Andreessen menatap matanya. Ia hanya memberikan satu nasihat singkat: “Jangan jual.”
Zuckerberg mendengarkan. Dan nasihat itu mungkin menjadi nasihat bisnis paling berharga yang pernah diberikan dalam sejarah peradaban manusia.
Hari ini Meta bernilai hampir US$2 triliun. Satu bisikan Andreessen membuat sejarah bergeser jalur.
A16z: Mesin Inovasi Silicon Valley
Tahun 2009, Andreessen dan Horowitz meluncurkan Andreessen Horowitz (a16z). Modal awal US$300 juta. Filosofinya gila: mitra boleh menulis cek investasi ratusan juta dolar tanpa harus rapat konsensus.

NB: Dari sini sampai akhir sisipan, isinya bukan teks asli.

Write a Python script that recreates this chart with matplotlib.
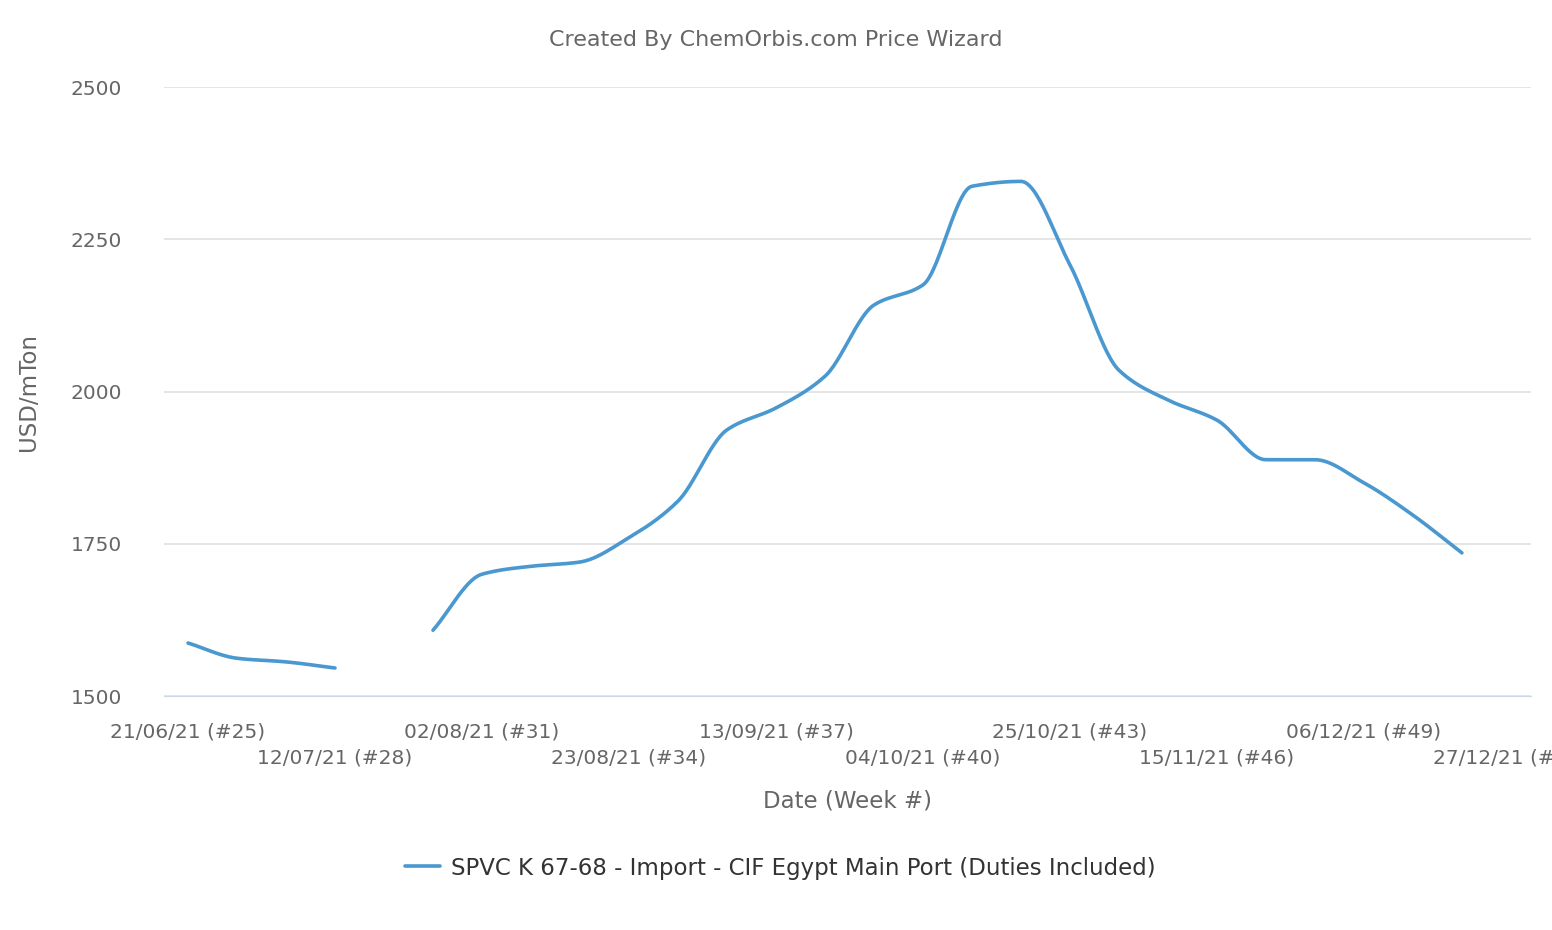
import numpy as np
import matplotlib.pyplot as plt

plt.rcParams["font.family"] = "DejaVu Sans"

# === Data (weekly, 2021) ===
weeks = [25, 26, 27, 28, 29, 30, 31, 32, 33, 34, 35, 36, 37, 38,
         39, 40, 41, 42, 43, 44, 45, 46, 47, 48, 49, 50, 51]
prices = [1587, 1562, 1556, 1546, None, 1608, 1700, 1713, 1720, 1760,
          1820, 1937, 1973, 2025, 2142, 2175, 2337, 2345, 2208, 2035,
          1986, 1953, 1888, 1888, 1850, 1797, 1735]
tick_weeks = [25, 28, 31, 34, 37, 40, 43, 46, 49, 52]
tick_labels = ["21/06/21 (#25)", "12/07/21 (#28)", "02/08/21 (#31)",
               "23/08/21 (#34)", "13/09/21 (#37)", "04/10/21 (#40)",
               "25/10/21 (#43)", "15/11/21 (#46)", "06/12/21 (#49)",
               "27/12/21 (#52)"]
series_name = "SPVC K 67-68 - Import - CIF Egypt Main Port (Duties Included)"

COLOR = "#4a98d0"
TEXT = "#666666"


def pchip(x, y, n=30):
    """Monotone cubic interpolation for smooth drawing."""
    x = np.asarray(x, float)
    y = np.asarray(y, float)
    if len(x) < 3:
        return x, y
    h = np.diff(x)
    d = np.diff(y) / h
    m = np.zeros_like(y)
    for i in range(1, len(x) - 1):
        if d[i - 1] * d[i] > 0:
            w1 = 2 * h[i] + h[i - 1]
            w2 = h[i] + 2 * h[i - 1]
            m[i] = (w1 + w2) / (w1 / d[i - 1] + w2 / d[i])
    m[0] = d[0]
    m[-1] = d[-1]
    xs, ys = [], []
    for i in range(len(x) - 1):
        t = np.linspace(0, 1, n)
        h00 = 2 * t**3 - 3 * t**2 + 1
        h10 = t**3 - 2 * t**2 + t
        h01 = -2 * t**3 + 3 * t**2
        h11 = t**3 - t**2
        xs.append(x[i] + t * h[i])
        ys.append(h00 * y[i] + h10 * h[i] * m[i] + h01 * y[i + 1] + h11 * h[i] * m[i + 1])
    return np.concatenate(xs), np.concatenate(ys)


fig = plt.figure(figsize=(15.52, 9.3), dpi=100)
ax = fig.add_axes([164 / 1552, 1 - 696 / 930, (1531 - 164) / 1552, (696 - 87) / 930])

# split into segments at missing values
segments, cur = [], []
for w, p in zip(weeks, prices):
    if p is None:
        if cur:
            segments.append(cur)
        cur = []
    else:
        cur.append((w, p))
if cur:
    segments.append(cur)

for i, seg in enumerate(segments):
    sx, sy = pchip([s[0] for s in seg], [s[1] for s in seg])
    ax.plot(sx, sy, color=COLOR, lw=2.6, solid_capstyle="round",
            label=series_name if i == 0 else None)

ax.set_xlim(24.51, 52.41)
ax.set_ylim(1500, 2500)
ax.set_yticks([1500, 1750, 2000, 2250, 2500])
ax.grid(axis="y", color="#e0e0e0", lw=1.2)
ax.set_axisbelow(True)
for s in ["top", "right", "left"]:
    ax.spines[s].set_visible(False)
ax.spines["bottom"].set_color("#ccd6eb")
ax.tick_params(axis="y", length=0, labelsize=14.5, labelcolor=TEXT, pad=30)
ax.tick_params(axis="x", length=0, labelsize=14.5, labelcolor=TEXT, pad=19)
ax.set_xticks(tick_weeks)
ax.set_xticklabels([lbl if i % 2 == 0 else "\n" + lbl for i, lbl in enumerate(tick_labels)],
                   linespacing=1.45)
for t in ax.get_xticklabels():
    t.set_clip_on(False)

ax.set_ylabel("USD/mTon", fontsize=16.5, color=TEXT, labelpad=22)
ax.set_xlabel("Date (Week #)", fontsize=16.5, color=TEXT, labelpad=16)
fig.text(0.5, 1 - 40 / 930, "Created By ChemOrbis.com Price Wizard",
         ha="center", va="center", fontsize=16, color=TEXT)

fig.legend(loc="center", bbox_to_anchor=(0.503, 1 - 868 / 930), frameon=False,
           fontsize=16.5, labelcolor="#333333", handlelength=1.5, handletextpad=0.5)

fig.savefig("out.png", dpi=100)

Ya, Andreessen percaya bahwa “konsensus membunuh keputusan hebat.”
Bagi Andreessen, manajemen adalah seni melepas. Rekrut orang lebih baik dari dirimu, lalu beri mereka kebebasan. Jangan biarkan ide bagus mati karena harus menunggu rapat. Jika setiap keputusan harus minta izin atasan, itu tanda kegagalan. Prinsip ini membuat a16z bukan sekadar firma modal, tapi sebuah “mesin inovasi” dengan tentakel di banyak industri.
VC a16z berinvestasi besar pada kuda-kuda hitam: Airbnb, Twitter, Oculus, GitHub, dan ratusan startup lain.

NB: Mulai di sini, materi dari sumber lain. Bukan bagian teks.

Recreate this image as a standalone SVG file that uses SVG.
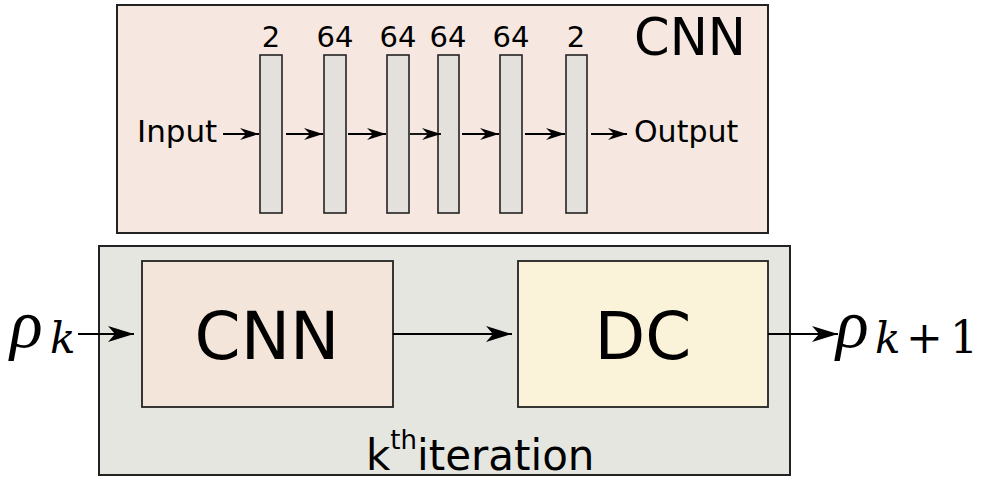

Ironi termanis datang ketika Microsoft mengakuisisi salah satu portofolio mereka itu, GitHub, seharga US$7,5 miliar. Investasi a16z sebesar US$100 juta menghasilkan keuntungan lebih dari US$1 miliar dari kesepakatan itu.
Perusahaan yang dulu pernah menghancurkannya kini menulis cek bernilai miliaran dolar untuk perusahaannya. Balas dendam terbaik bukanlah amarah, melainkan kesuksesan yang memekakkan telinga.
Andreessen menulis ulang aturan venture capital. Dari sekadar investor, a16z jadi mesin pendukung ekosistem startup.
Mengapa Nama Andreessen Jarang Disebut?
Sekarang, di era AI dan kripto, Andreessen masih lantang bicara. Mendukung inovasi, menyerang regulasi berlebihan, memprovokasi status quo.

Tapi, mengapa jarang ada yang membicarakan Marc Andreessen?
Mungkin karena pengaruhnya terlalu mendasar, seperti udara atau air. Ia adalah arsitek infrastruktur. Kita mengagumi gedung-gedung indah yang berdiri di atasnya, tapi kita jarang memikirkan fondasi yang tersembunyi di bawah tanah.
Dari jendela Netscape yang pertama kali ia buka untuk dunia, hingga perusahaan-perusahaan masa depan yang ia danai hari ini, kita semua hidup di dalam bangunan yang ia rancang. Kita hanya tidak menyadarinya.
Bagi saya, Marc Andreessen bukan sekadar legenda Silicon Valley. Ia adalah orang yang membuat saya jatuh cinta pada Netscape Gold di tahun 1996. Dari form HTML sederhana, saya melihat masa depan. Dan masa depan itu, sampai hari ini, masih dibentuk oleh jejaknya.
Apakah ia akan dikenang di buku sejarah? Atau ia akan terus jadi bayangan di balik layar? Satu hal pasti: tanpa Marc Andreessen, panggung internet yang kita injak hari ini mungkin tidak pernah ada.